Contribution and Exchange Agreement
In January 2021, GGH LLC completed a corporate restructuring. Pursuant to this restructuring, Greenidge was formed and incorporated in the State of Delaware on January 27, 2021. On January 29, 2021, Greenidge entered into an asset contribution and exchange agreement with the owners of GGH, in which the GGH owners’ equity interests and outstanding notes payable to related parties and all accrued but unpaid interest were contributed into GGHI in exchange for 7,000,000 shares of Greenidge Class B common stock (28,000,000 shares following the
4-for-1
stock split noted below) (see Note 6). As a result of this transaction, GGH became a wholly-owned subsidiary of GGHI.
Private Placement Offering
In January 2021, Greenidge completed a private placement offering in which 1,620,000 shares of series A redeemable convertible preferred stock was sold at $25 per share. Total net proceeds from the private placement offering were $37,113
.
Common Stock
The holders of Class A Common Stock are entitled to one vote per share. The holders of Class B Common Stock are entitled to ten votes per share. Class A and Class B shares issued and outstanding as of June 30, 2021 are 0 and 28,320,000, respectively.
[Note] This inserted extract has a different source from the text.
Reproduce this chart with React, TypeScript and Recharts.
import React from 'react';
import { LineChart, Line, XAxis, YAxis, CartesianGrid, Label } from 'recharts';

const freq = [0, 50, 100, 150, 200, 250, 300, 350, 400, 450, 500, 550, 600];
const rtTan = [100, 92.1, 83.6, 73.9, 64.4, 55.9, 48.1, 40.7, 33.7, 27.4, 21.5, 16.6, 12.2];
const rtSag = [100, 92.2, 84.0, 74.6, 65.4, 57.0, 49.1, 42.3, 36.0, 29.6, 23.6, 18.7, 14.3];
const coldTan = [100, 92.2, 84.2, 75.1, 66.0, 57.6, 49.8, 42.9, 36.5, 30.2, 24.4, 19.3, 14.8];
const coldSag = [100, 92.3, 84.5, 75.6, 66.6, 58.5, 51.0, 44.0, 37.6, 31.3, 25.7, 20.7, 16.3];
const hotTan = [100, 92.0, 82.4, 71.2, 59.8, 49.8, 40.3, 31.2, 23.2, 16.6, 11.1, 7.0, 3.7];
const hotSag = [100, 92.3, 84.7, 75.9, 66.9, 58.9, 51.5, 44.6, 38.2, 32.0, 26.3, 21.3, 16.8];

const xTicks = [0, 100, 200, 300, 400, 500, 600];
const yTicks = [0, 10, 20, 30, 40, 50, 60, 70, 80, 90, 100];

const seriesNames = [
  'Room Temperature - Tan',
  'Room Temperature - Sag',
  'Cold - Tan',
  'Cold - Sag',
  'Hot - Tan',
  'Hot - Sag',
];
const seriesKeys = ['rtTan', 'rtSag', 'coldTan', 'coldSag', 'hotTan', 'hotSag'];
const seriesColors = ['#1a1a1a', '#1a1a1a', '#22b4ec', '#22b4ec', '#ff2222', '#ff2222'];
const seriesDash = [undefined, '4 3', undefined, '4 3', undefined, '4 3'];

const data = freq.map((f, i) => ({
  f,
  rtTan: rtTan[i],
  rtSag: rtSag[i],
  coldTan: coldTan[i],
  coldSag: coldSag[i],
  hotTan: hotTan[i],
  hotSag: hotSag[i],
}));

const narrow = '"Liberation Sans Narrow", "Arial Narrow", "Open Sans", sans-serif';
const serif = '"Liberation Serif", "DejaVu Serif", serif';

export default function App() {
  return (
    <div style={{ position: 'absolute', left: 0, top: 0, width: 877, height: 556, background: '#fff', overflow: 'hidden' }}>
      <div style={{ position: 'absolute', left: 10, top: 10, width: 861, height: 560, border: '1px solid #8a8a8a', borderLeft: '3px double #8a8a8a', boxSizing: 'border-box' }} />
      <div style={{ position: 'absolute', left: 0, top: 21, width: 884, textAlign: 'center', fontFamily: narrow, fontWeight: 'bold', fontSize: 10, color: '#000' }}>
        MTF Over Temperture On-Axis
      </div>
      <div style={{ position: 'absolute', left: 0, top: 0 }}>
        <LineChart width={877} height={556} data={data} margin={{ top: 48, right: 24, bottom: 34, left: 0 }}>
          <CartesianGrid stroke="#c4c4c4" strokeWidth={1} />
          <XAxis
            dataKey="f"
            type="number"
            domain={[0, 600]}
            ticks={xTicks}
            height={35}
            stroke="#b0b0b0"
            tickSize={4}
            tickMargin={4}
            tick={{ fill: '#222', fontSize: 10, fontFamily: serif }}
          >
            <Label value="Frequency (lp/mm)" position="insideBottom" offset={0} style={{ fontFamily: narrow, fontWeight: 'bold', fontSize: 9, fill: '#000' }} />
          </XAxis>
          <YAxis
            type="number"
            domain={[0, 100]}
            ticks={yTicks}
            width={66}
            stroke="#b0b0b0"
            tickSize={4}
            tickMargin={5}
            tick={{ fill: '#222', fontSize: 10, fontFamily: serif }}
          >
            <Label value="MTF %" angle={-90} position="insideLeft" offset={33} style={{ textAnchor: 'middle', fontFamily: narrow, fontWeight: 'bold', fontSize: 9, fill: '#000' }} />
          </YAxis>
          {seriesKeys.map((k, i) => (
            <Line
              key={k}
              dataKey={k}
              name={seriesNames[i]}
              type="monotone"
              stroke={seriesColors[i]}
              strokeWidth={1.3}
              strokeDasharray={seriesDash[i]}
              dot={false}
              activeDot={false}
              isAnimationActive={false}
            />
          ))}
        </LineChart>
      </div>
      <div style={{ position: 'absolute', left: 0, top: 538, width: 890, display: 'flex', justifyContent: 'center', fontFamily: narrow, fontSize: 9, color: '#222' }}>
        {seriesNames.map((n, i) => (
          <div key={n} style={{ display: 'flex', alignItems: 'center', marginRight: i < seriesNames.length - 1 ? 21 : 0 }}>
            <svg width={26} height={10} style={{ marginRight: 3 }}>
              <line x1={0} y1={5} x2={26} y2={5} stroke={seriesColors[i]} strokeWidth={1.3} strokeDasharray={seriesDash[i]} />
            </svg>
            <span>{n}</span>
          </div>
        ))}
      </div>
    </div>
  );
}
Each share of Class B Common Stock is convertible into one share of Class A Common Stock at the option of the holder upon written notice to the Company. Shares of Class B Common Stock will automatically convert to shares of Class A Common Stock upon a mandatory conversion event as defined in the amended and restated certificate of incorporation dated March 26, 2021.
Preferred Stock
The holders of Preferred Stock are not entitled to voting rights.
If dividends are declared and paid to the holders of common stock, the holders of preferred stock are entitled to a dividend equivalent as if the preferred stock were converted to common stock. Preferred stockholders are also entitled to a paid-kind-dividend of additional shares of preferred stock (capped at 12% of stated value) upon certain events occurring as defined in the amended and restated certificate of incorporation dated March 26, 2021. Such events included failure to file, effectiveness failure, and mandatory redemption failure.
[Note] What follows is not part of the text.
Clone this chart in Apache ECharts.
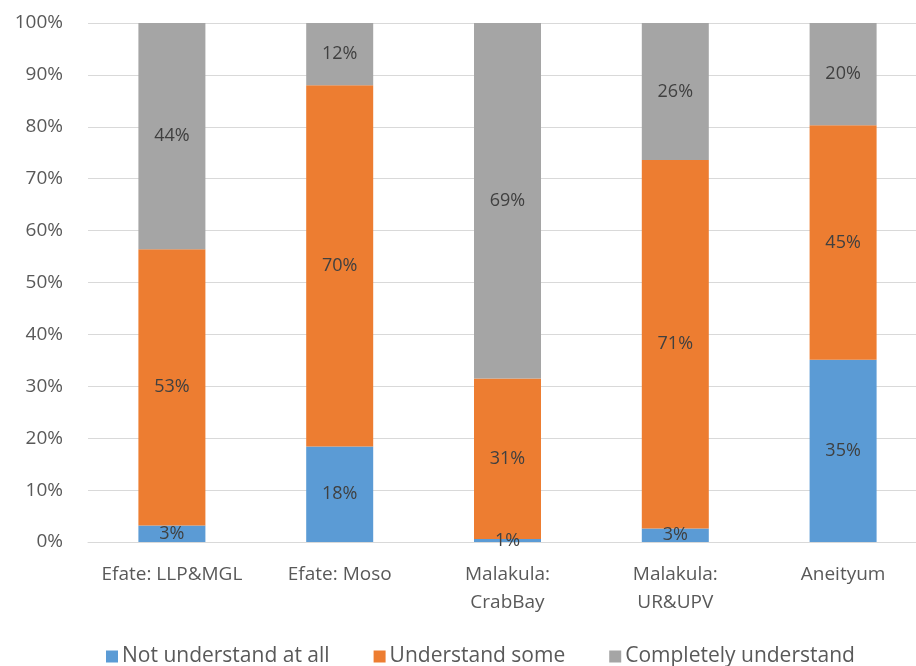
<!DOCTYPE html>
<html>
<head>
<meta charset="utf-8">
<script src="https://cdn.jsdelivr.net/npm/echarts@6/dist/echarts.min.js"></script>
<style>html,body{margin:0;padding:0;background:#fff;overflow:hidden;}#c{width:927px;height:666px;}</style>
</head>
<body>
<div id="c"></div>
<script>
var categories = ['Efate: LLP&MGL', 'Efate: Moso', 'Malakula:\nCrabBay', 'Malakula:\nUR&UPV', 'Aneityum'];
var notUnderstand = [3.2, 18.4, 0.6, 2.6, 35.1];
var understandSome = [53.2, 69.6, 30.9, 71.0, 45.2];
var completelyUnderstand = [43.6, 12.0, 68.5, 26.4, 19.7];
var seriesNames = ['Not understand at all', 'Understand some', 'Completely understand'];
var colors = ['#5B9BD5', '#ED7D31', '#A5A5A5'];

var font = '"Open Sans", sans-serif';
function mk(name, data, color) {
  return {
    name: name, type: 'bar', stack: 'total', data: data, barWidth: 67,
    itemStyle: { color: color },
    label: {
      show: true, position: 'inside', color: '#404040', fontSize: 18, fontFamily: font,
      formatter: function (p) { return Math.round(p.value) + '%'; }
    }
  };
}
var chart = echarts.init(document.getElementById('c'));
chart.setOption({
  animation: false,
  color: colors,
  grid: { left: 88, right: 0, top: 23, bottom: 124, containLabel: false },
  legend: {
    data: seriesNames, left: 101, top: 641, itemWidth: 12, itemHeight: 12, itemGap: 44,
    icon: 'rect',
    textStyle: { color: '#595959', fontSize: 21, fontFamily: font, padding: [0, 0, 0, -1] }
  },
  xAxis: {
    type: 'category', data: categories,
    axisLine: { show: true, lineStyle: { color: '#D9D9D9' } },
    axisTick: { show: false },
    axisLabel: { color: '#595959', fontSize: 19, fontFamily: font, margin: 19, lineHeight: 28, interval: 0 }
  },
  yAxis: {
    type: 'value', min: 0, max: 100, interval: 10,
    axisLine: { show: false }, axisTick: { show: false },
    splitLine: { lineStyle: { color: '#D9D9D9' } },
    axisLabel: { color: '#595959', fontSize: 19, fontFamily: font, margin: 25, formatter: '{value}%' }
  },
  series: [
    mk(seriesNames[0], notUnderstand, colors[0]),
    mk(seriesNames[1], understandSome, colors[1]),
    mk(seriesNames[2], completelyUnderstand, colors[2])
  ]
});
</script>
</body>
</html>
In the event of any voluntary or involuntary liquidation, dissolution or winding up of Greenidge or any deemed liquidation event in which Greenidge is a constituent party, before any payment to the holders of common stock, the holders of preferred stock then outstanding shall be paid out of the funds and assets available for distribution to stockholders an amount per share equal to the stated value for such share, plus an amount per share equal to the stated value of any shares issuable as the result of any accrued, but unpaid,
paid-in-kind
dividends. If Greenidge’s funds and assets are insufficient to pay such liquidation preference in full, the funds and assets available for distribution shall be distributed ratably to the holders of the shares of preferred stock.
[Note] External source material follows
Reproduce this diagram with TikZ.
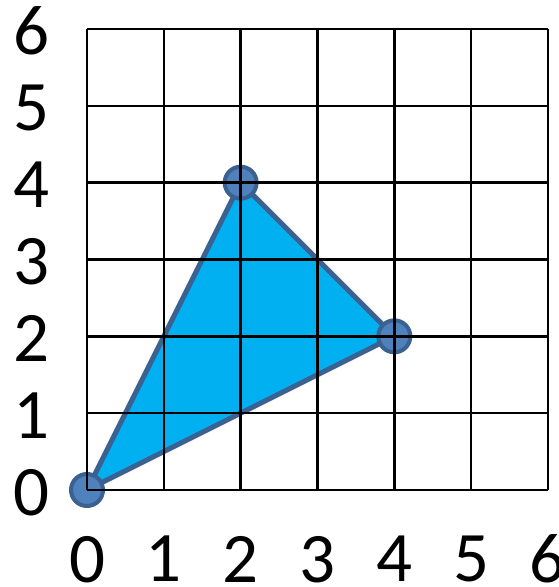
\documentclass[tikz,border=0pt]{standalone}
\usepackage{fontspec}
\setmainfont{Carlito}
\definecolor{trifill}{HTML}{00B0F0}
\definecolor{ptfill}{HTML}{4F81BD}
\definecolor{ptedge}{HTML}{3A6190}
\tikzset{
  gridline/.style={black, line width=2.4pt},
  lab/.style={font=\fontsize{71}{71}\selectfont, inner sep=0pt, text depth=0pt, anchor=center},
  pt/.style={circle, fill=ptfill, draw=ptedge, line width=4pt, minimum size=32pt, inner sep=0pt},
  tri/.style={fill=trifill, draw=ptedge, line width=5pt, line join=round}
}
\begin{document}
\begin{tikzpicture}[x=1pt,y=1pt]
\useasboundingbox (0,0) rectangle (559,587);
% grid origin at (87,97), cell 76.83
\def\cs{76.83}
\coordinate (A) at (87,97);
\coordinate (B) at ({87+2*\cs},{97+4*\cs});
\coordinate (C) at ({87+4*\cs},{97+2*\cs});
\draw[tri] (A) -- (B) -- (C) -- cycle;
\node[pt] (pA) at (A) {};
\node[pt] (pB) at (B) {};
\node[pt] (pC) at (C) {};
\foreach \i in {0,...,6} {
  \draw[gridline] ({87+\i*\cs},97) -- ({87+\i*\cs},{97+6*\cs});
  \draw[gridline] (87,{97+\i*\cs}) -- ({87+6*\cs},{97+\i*\cs});
  \node[lab] (y\i) at (31,{95+\i*\cs}) {\i};
  \node[lab] (x\i) at ({87+\i*\cs},28) {\i};
}
\end{tikzpicture}
\end{document}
Each share of preferred stock will be automatically converted to four shares of Class B common stock when the Company’s registration statement to register such shares for resale is declared effective by the Securities and Exchange Commission, or, if the Company is not listed within 18 months of the issue date, the shares of preferred stock will convert to common shares based on an initial conversion price of $25 per share of preferred stock.
 
Liquidation value as of June 30, 2021 is $25 per share.
Common Units
In October 2018, GGH adopted an equity incentive plan and allocated 1,250 common units to the plan. In 2018, GGH awarded 750 restricted units to certain board members, subject to various vesting provisions. At December 31, 2020, there were 730 and 20 vested and unvested, respectively, restricted units. In the event of a change in control of the Company, 100% of the awarded units would vest immediately. Common unit holders are entitled to one vote per common unit, except for such votes or consents that are reserved solely for the holders of preferred units. The Company concluded that the value of the units granted in 2018 was insignificant given historical performance of the Company, no public market, and lack of liquidity. As such, the Company did not
recognize any expense related to the common restricted units during the three and six months ended
June 30, 2021 and 2020. There were
 750 common units issued and outstanding at December 31, 2020. In January 2021, in conjunction with the Private Placement Offering, the 750 GGH common units were converted to shares of Class B Greenidge common stock.
Preferred Units
Preferred unit holders were entitled to one vote per preferred unit. In the event of liquidation or dissolution of GGH, the holders of preferred units were entitled to receive distributions, prior to and in preference to the holders of common units. At December 31, 2020, all preferred units were issued and outstanding. All preferred units were converted to shares of Class B Greenidge common stock in connection with the contribution and exchange agreement.
Senior Priority Units
There were two tranches of Senior Priority Units: Tranche 1 was equal to $13,926 and Tranche 2 was equal to $16,276. Tranche 1 Senior Priority Units were issued to Atlas in July 2020 in exchange for the conversion of certain notes payable due to Atlas and all accrued but unpaid interest thereon. Tranche 2 Senior Priority Units were issued to Atlas in conjunction with Atlas contributing its equity interest in Blocker to GGH. Senior Priority Units had no voting rights.
At December 31, 2020, all senior priority units were issued and outstanding. All senior priority units were converted to shares of Class B Greenidge common stock in connection with the contribution and exchange agreement.